Yes, you do need the Irish police clearance.
You do not need Proof of Funds for a TWP.
Hope that answers your questions.


----------



## CARMAL (Aug 22, 2011)

Auld Yin said:


> Yes, you can apply/get your TWP at the POE. It will just take longer because of the procedures. Just make sure you have all your documentation in order.
> As a TWP just take your child to a school in your cachement and register her. Again take your documentation along, particularly your stamped immigration papers.
> Yes, you do need the Irish police clearance.
> You do not need Proof of Funds for a TWP.
> Hope that answers your questions.



Yes thank, you are very helpfull.

Just going back to one of the questions I was asking was ''Do I need a police clerence certiicate from the UK as I lived there from birth - 19 years of age?'' I already have my Guarda Clerence certificate from Ireland where I live now and have lived for the past 11 years. Thanks again. 

And after doing a little research on this site ( which sometimes scares me as there are conflicting answers to some people's q's) it appears that if we apply for TWP through the canadian embassy in London this should take an additional 4 weeks, think might just do this as don't want to be hanging around the airport with 3 children after a very long journey from the West of Ireland to Calgary. If I have all paper work in order before we get there hopefully will be able to just breeze through the airport.


----------



## Auld Yin (Mar 10, 2009)

Sorry to tell you but you will need the UK Police clearance. It will indeed be a long trip from Cork to Calgary via London. I wish you much Good Luck.


----------



## Jrge (Mar 22, 2011)

CARMAL said:


> Yes thank, you are very helpfull.
> 
> Just going back to one of the questions I was asking was '*'Do I need a police clerence certiicate from the UK as I lived there from birth - 19 years of age?'*' I already have my Guarda Clerence certificate from Ireland where I live now and have lived for the past 11 years. Thanks again.
> *Actually, you will need a Police Certificate from every country you've live as an adult for more than 6 months. We applied for my wife's and son's PC last Monday (solicitor used premium service £70 ea); and today, Thursday, we received them in the post. Keep in mind standard service is £35 ea. There's the link to further help you: http://www.acro.police.uk/police_certificates.aspx*
> ...


You should be provided with all necessary supporting documents to apply for your TWP at POE, hence no need to wait another 4 weeks.

Animo
(Cheers)


----------



## OTRA (Jan 22, 2012)

I'm not overly familiar with immigration into Canada however I was under the impression that the police clearance letter was required from any country you'd resided in during the previous 10 years. If you've been in Ireland for 11, it may not be necessary for one from the UK. Is there no clarity on the Canadian government immigration site?


----------



## G-Mo (Aug 17, 2011)

OTRA said:


> I'm not overly familiar with immigration into Canada however I was under the impression that the police clearance letter was required from any country you'd resided in during the previous 10 years. If you've been in Ireland for 11, it may not be necessary for one from the UK. Is there no clarity on the Canadian government immigration site?

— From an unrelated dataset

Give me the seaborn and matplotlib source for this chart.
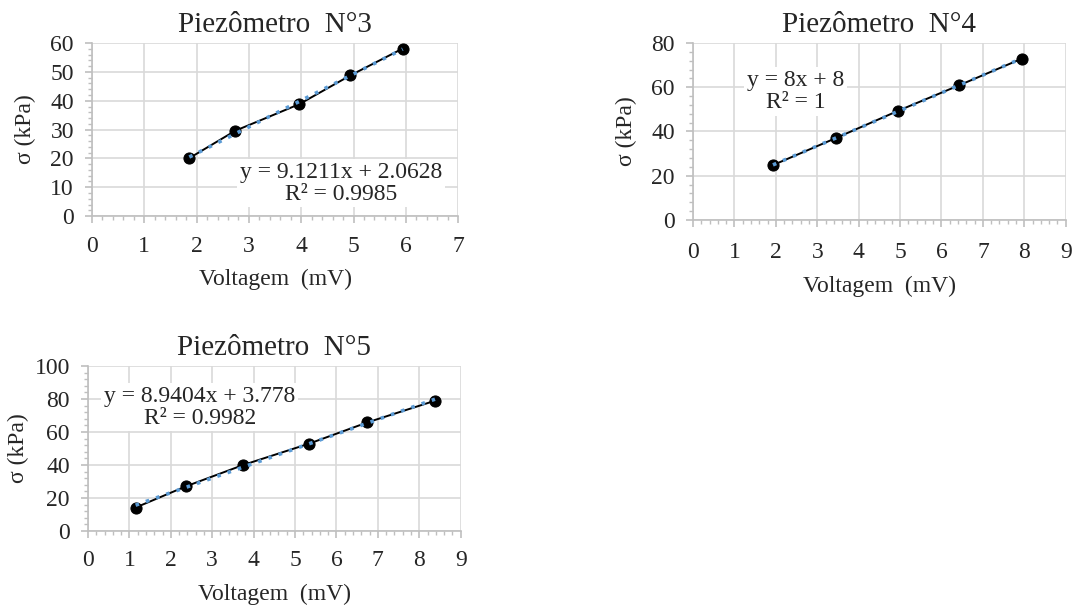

It is laid out very clearly on the CIC site:

"You must obtain a police certificate from each country or territory where you have lived for six consecutive months or longer since reaching the age of 18."

Went through it with my wife, a Kiwi, who lived in California for a year when she was 17/18. (Had to get clearances from NZ, UK, US plus Canada did their own as we were already in country!)


----------



## OTRA (Jan 22, 2012)

Well that's pretty clear then isn't it


----------



## G-Mo (Aug 17, 2011)

CARMAL said:


> And after doing a little research on this site ( which sometimes scares me as there are conflicting answers to some people's q's) it appears that if we apply for TWP through the canadian embassy in London this should take an additional 4 weeks, think might just do this as don't want to be hanging around the airport with 3 children after a very long journey from the West of Ireland to Calgary. If I have all paper work in order before we get there hopefully will be able to just breeze through the airport.


Paper work "in order" or not, you will still be cattle herded through immigration. You may save yourself 10 minutes by waiting 4 weeks, you're better just to handle the TWP at POE.


----------